A fronte di questo quadro, se la conclusione di Orihuela appare impietosa – “Hillary è la condizione della possibilità di ottenere un consenso continentale oligarchico e di stabilire un ordine regionale unificato profondamente destrorso, nel quale il neoliberismo e la riproposizione della criminale dottrina Monroe si svilupperebbero senza ostacoli” – [“Hillary es la condición de la posibilidad de alcanzar un consenso continental oligárquico, de establecer un orden regional unificado profundamente derechizado donde la neoliberalización y la reedición de la criminal doctrina Monroe arrollarían sin obstrucciones”] – quella dello storico della NYU è lapidaria: “Le esperienze della Clinton in America Latina non dimostrano semplicemente il fallimento del clintonismo applicato a una determinata regione: dimostrano il fallimento del clintonismo tout court.” [“Clinton’s record in Latin America reveals the failure not just of Clintonism as it is applied to a specific region.

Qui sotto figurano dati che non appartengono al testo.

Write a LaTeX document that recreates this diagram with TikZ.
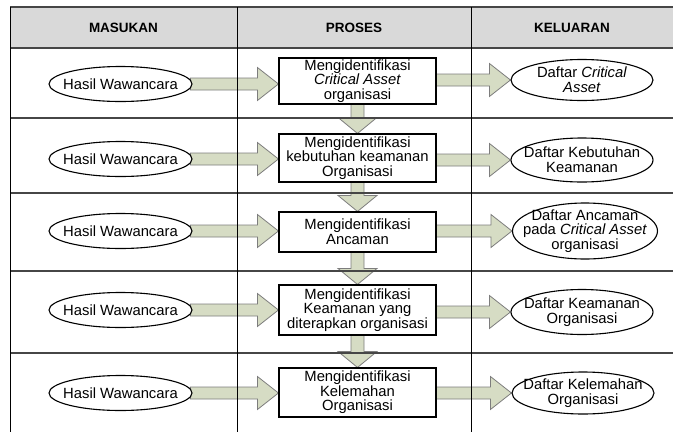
\documentclass[tikz,border=0pt]{standalone}
\usepackage{fontspec}
\setmainfont{Liberation Sans}
\usetikzlibrary{calc,shapes.geometric,backgrounds}

\definecolor{arrowfill}{RGB}{214,220,196}
\definecolor{arrowline}{RGB}{125,125,125}
\definecolor{headfill}{RGB}{217,217,217}
\definecolor{gridline}{RGB}{70,70,70}

\tikzset{
  txt/.style={font=\fontsize{14.8}{14.6}\selectfont, align=center, inner sep=0pt},
  headtxt/.style={font=\fontsize{13.5}{14}\selectfont\bfseries, inner sep=0pt},
  inell/.style={draw, ellipse, fill=white, line width=1.1pt, inner sep=0pt,
    minimum width=143pt, minimum height=35pt},
  outell/.style={draw, ellipse, fill=white, line width=1.1pt, inner sep=0pt,
    minimum width=142pt},
  procbox/.style={draw, rectangle, fill=white, line width=1.1pt, inner sep=1.5pt,
    minimum width=157pt, txt},
  blockarrow/.style={fill=arrowfill, draw=arrowline, line width=0.8pt, line join=miter},
  gridh/.style={draw=gridline, line width=1.4pt},
  gridv/.style={draw=black, line width=1pt}
}

% horizontal block arrow: from node #1 to node #2, at the height of node #3
\newcommand\harrow[3]{%
  \draw[blockarrow] let \p1=(#1.east), \p2=(#2.west), \p3=(#3.center) in
    (\x1-2,\y3+6) -- (\x2-21,\y3+6) -- (\x2-21,\y3+16.5) -- (\x2,\y3)
    -- (\x2-21,\y3-16.5) -- (\x2-21,\y3-6) -- (\x1-2,\y3-6) -- cycle;}

% vertical block arrow: from the bottom of node #1 down to the top of node #2
\newcommand\varrow[2]{%
  \draw[blockarrow] let \p1=(#1.south), \p2=(#2.north) in
    (\x1-6.5,\y1) -- (\x1-6.5,\y2+16) -- (\x1-19.5,\y2+16) -- (\x1,\y2)
    -- (\x1+19.5,\y2+16) -- (\x1+6.5,\y2+16) -- (\x1+6.5,\y1) -- cycle;}

\begin{document}
\begin{tikzpicture}[x=1pt, y=-1pt]
\useasboundingbox (0,0) rectangle (673,432);

% header band
\fill[headfill] (10,7) rectangle (673,48);
\node[headtxt] (hmasuk) at (123.5,27.5) {MASUKAN};
\node[headtxt] (hproses) at (354,27.5) {PROSES};
\node[headtxt] (hkeluar) at (572,27.5) {KELUARAN};

% inputs
\node[inell, label={[txt]center:Hasil Wawancara}] (in1) at (120.5,84) {};
\node[inell, label={[txt]center:Hasil Wawancara}] (in2) at (120.5,159) {};
\node[inell, label={[txt]center:Hasil Wawancara}] (in3) at (120.5,231) {};
\node[inell, label={[txt]center:Hasil Wawancara}] (in4) at (120.5,310) {};
\node[inell, label={[txt]center:Hasil Wawancara}] (in5) at (120.5,393) {};

% process steps
\node[procbox, minimum height=46pt] (p1) at (357.5,81)
  {Mengidentifikasi\\\textit{Critical Asset}\\organisasi};
\node[procbox, minimum height=48pt] (p2) at (357.5,158)
  {Mengidentifikasi\\kebutuhan keamanan\\Organisasi};
\node[procbox, minimum height=40pt] (p3) at (357.5,232)
  {Mengidentifikasi\\Ancaman};
\node[procbox, minimum height=50pt] (p4) at (357.5,310)
  {Mengidentifikasi\\Keamanan yang\\diterapkan organisasi};
\node[procbox, minimum height=49pt] (p5) at (357.5,392.5)
  {Mengidentifikasi\\Kelemahan\\Organisasi};

% outputs
\node[outell, minimum height=41pt,
  label={[txt]center:Daftar \textit{Critical}\\\textit{Asset}}] (out1) at (582,80) {};
\node[outell, minimum height=44pt,
  label={[txt]center:Daftar Kebutuhan\\Keamanan}] (out2) at (582,160) {};
\node[outell, minimum width=145pt, minimum height=56pt,
  label={[txt]center:Daftar Ancaman\\pada \textit{Critical Asset}\\organisasi}] (out3) at (585,231) {};
\node[outell, minimum height=45pt,
  label={[txt]center:Daftar Keamanan\\Organisasi}] (out4) at (582,312) {};
\node[outell, minimum height=42pt,
  label={[txt]center:Daftar Kelemahan\\Organisasi}] (out5) at (583,393) {};

% block arrows behind the shapes
\begin{scope}[on background layer]
  \harrow{in1}{p1}{in1} \harrow{p1}{out1}{out1}
  \harrow{in2}{p2}{in2} \harrow{p2}{out2}{out2}
  \harrow{in3}{p3}{in3} \harrow{p3}{out3}{out3}
  \harrow{in4}{p4}{in4} \harrow{p4}{out4}{out4}
  \harrow{in5}{p5}{in5} \harrow{p5}{out5}{out5}
  \varrow{p1}{p2}
  \varrow{p2}{p3}
  \varrow{p3}{p4}
  \varrow{p4}{p5}
\end{scope}

% table rules
\draw[gridh] (10,7) -- (673,7);
\draw[gridh] (10,48) -- (673,48);
\draw[gridh] (10,118) -- (673,118);
\draw[gridh] (10,193) -- (673,193);
\draw[gridh] (10,271) -- (673,271);
\draw[gridh] (10,353) -- (673,353);
\draw[gridv] (10,7) -- (10,432);
\draw[gridv] (237,7) -- (237,432);
\draw[gridv] (471,7) -- (471,432);
\end{tikzpicture}
\end{document}
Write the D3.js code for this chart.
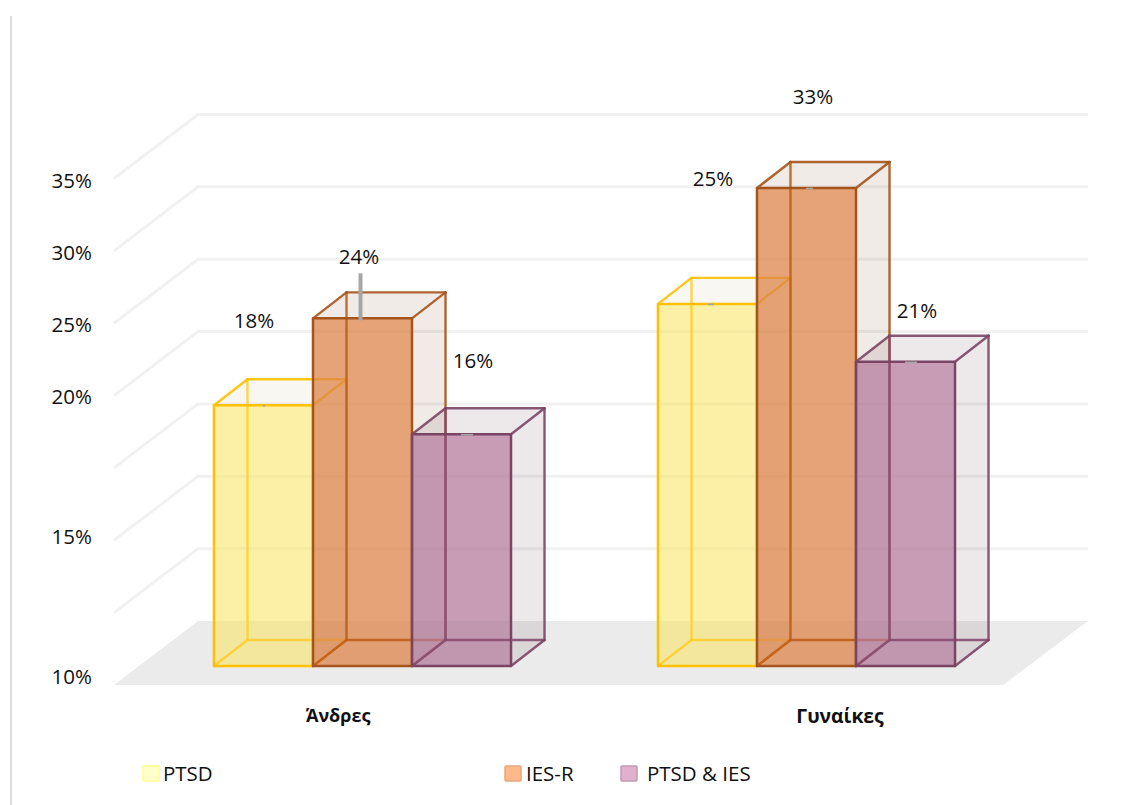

It rather reveals the failure of Clintonism.”]
Che si tratti di Trump o che si tratti della Clinton, mai come in questo momento la scelta del “male minore” appare ardua per gli elettori, dalle cui scelte dipende il futuro non solo degli Stati Uniti ma anche di molti altri Paesi, più o meno prossimi. Di mali, in entrambi i casi, sembra comunque trattarsi.